The real artists must draw well enough to prove they know the secret word, but vaguely enough that the fake artist cannot deduce what they are drawing. Meanwhile, the fake artist must bluff their way through their turn, placing a line that looks entirely intentional. The game becomes a tense exercise in micro-information. Hobbyists will appreciate the tight tactical decisions required to give away just enough data to allies while completely blinding the enemy. Codenames: Duet for Cooperative Tacticians

While the original Codenames revolutionized the party game landscape, Codenames: Duet refines the formula into a brilliant cooperative puzzle. Two players, or two teams, work together to locate all their secret agents on a grid of word cards. The catch is that each side sees a different grid layout, meaning a word that is safe for one team might be a deadly assassin card for the other.

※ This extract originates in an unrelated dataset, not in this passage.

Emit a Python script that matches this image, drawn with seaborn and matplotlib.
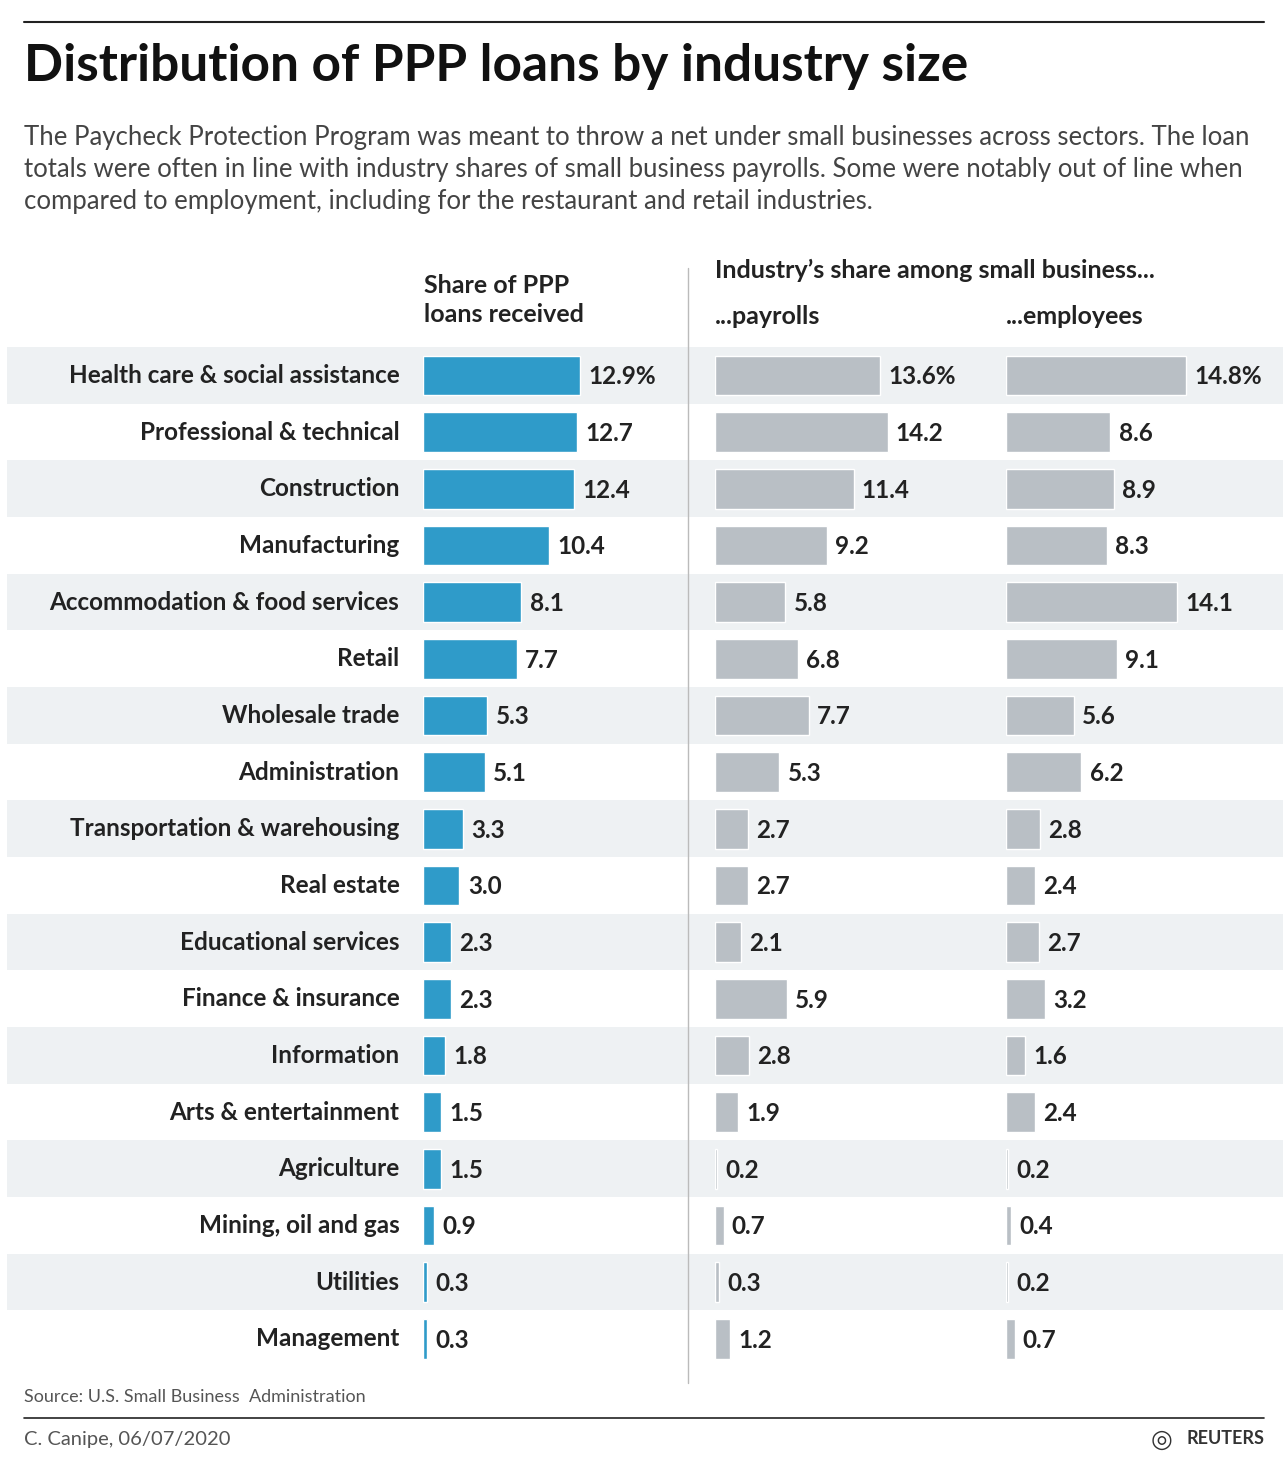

This variant forces players to think multiple steps ahead, analyzing how a single word clue might interact with the board from both perspectives. It eliminates the downtime of larger party games and replaces it with the tight, synchronized coordination found in high-stakes cooperative board games. It proves that a party game can offer a rigorous mental workout while remaining incredibly fun. The Perfect Balance for Game Night

Introducing quirky party games into a hobbyist collection ensures that social gatherings never lose their intellectual spark. These games respect the intelligence of the players while stripping away the lengthy setups and heavy downtime of traditional strategy games. By focusing on clever communication, shared vocabulary, and subtle deduction, they turn any casual night into an unforgettable, high-energy mental playground.